NASA's RAMFIRE project is investigating the use of additive manufacturing, or 3D printing, to design lightweight rocket hardware.


Engineers at NASA's Marshall Space Flight Center in Alabama conducted a test of a new 3D-printed rocket nozzle designed for deep space.


The test was conducted as part of NASA's Reactive Additive Manufacturing for the Fourth Industrial Revolution, or RAMFIRE, project. RAMFIRE seeks to investigate the use of 3D printing and aluminum in order to reduce manufacturing times and weight.

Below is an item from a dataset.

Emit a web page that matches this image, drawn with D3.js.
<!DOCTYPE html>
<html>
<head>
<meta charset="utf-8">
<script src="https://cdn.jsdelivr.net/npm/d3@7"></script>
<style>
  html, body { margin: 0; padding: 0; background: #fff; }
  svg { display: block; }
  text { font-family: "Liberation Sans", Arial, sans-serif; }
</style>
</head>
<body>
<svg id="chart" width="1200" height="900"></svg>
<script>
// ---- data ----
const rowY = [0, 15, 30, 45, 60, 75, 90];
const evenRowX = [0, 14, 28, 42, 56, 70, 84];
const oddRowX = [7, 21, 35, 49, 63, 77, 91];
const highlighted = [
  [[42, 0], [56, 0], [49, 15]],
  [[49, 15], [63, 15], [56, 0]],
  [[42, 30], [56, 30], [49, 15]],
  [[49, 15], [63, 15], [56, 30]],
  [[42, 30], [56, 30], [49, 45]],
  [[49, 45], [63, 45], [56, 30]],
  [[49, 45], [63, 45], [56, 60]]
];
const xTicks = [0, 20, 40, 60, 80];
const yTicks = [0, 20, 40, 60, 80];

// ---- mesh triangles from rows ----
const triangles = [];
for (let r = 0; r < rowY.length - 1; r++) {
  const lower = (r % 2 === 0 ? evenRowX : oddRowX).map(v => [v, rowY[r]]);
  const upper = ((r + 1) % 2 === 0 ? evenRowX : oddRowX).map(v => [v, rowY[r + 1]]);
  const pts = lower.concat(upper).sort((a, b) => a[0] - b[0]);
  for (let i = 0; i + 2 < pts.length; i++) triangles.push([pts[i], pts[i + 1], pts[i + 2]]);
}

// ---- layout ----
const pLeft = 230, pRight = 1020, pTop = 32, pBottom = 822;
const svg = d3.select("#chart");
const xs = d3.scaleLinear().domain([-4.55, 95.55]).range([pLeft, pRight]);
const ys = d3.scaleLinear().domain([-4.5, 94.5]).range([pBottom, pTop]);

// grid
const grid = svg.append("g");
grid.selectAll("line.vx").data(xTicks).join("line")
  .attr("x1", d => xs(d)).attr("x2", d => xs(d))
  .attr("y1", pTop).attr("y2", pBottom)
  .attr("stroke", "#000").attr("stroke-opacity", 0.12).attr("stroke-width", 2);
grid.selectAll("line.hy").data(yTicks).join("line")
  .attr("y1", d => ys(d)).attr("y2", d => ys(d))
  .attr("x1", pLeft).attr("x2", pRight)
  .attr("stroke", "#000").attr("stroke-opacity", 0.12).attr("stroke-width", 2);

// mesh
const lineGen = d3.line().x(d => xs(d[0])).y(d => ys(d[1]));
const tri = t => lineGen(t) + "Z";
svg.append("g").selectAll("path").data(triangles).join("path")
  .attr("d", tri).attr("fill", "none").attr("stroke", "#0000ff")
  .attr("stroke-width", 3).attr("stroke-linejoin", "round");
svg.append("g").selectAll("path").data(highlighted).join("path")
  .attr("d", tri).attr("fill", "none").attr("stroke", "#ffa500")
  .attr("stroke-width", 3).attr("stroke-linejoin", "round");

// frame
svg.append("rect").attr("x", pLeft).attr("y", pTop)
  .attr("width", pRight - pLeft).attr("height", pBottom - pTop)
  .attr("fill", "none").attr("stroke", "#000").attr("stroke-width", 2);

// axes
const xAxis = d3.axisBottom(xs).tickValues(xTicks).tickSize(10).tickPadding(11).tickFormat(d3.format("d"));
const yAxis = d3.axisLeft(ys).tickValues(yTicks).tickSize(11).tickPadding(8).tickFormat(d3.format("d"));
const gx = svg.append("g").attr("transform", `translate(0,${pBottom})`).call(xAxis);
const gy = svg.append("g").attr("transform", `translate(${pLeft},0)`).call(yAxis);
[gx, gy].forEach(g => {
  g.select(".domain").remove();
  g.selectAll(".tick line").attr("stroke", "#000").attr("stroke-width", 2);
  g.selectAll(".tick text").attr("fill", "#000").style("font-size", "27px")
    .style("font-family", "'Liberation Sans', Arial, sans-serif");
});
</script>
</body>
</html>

Reducing mass, and therefore takeoff weight, is a crucial goal for laboratories and space agencies developing hardware for future exploration in deep space far beyond low Earth orbit, said John Vickers, principal technologist for the agency's Space Technology Mission Directorate advanced manufacturing, in a statement. "Projects like this mature additive manufacturing along with advanced materials, and will help evolve new propulsion systems, in-space manufacturing, and infrastructure needed for NASA's ambitious missions to the moon, Mars and beyond."


In the past, aluminum has been avoided in spaceflight manufacturing due to its susceptibility to heat and cracking during welding. Additive manufacturing, or 3D printing, gets around these issues by eliminating the need for welding and including small channels inside the metal that allow it to cool, preventing it from melting.


To test these new manufacturing techniques and materials, NASA teamed with two commercial partners, Elementum 3D of Erie, Colorado, and RPM Innovations (RPMI) of Rapid City, South Dakota.


"Industry partnerships with specialty manufacturing vendors aid in advancing the supply base and help make additive manufacturing more accessible for NASA missions and the broader commercial and aerospace industry," Paul Gradl, RAMFIRE principal investigator at NASA Marshall, said in the agency's statement. "We've reduced the steps involved in the manufacturing process, allowing us to make large-scale engine components as a single build in a matter of days."

Gradl added that the hot-fire tests of the RAMFIRE nozzle proved it can withstand the heat and stresses that a "lunar lander scale engine" would experience.


NASA and its commercial partners are now looking into these same manufacturing processes and materials for other applications, including for use in satellite technologies.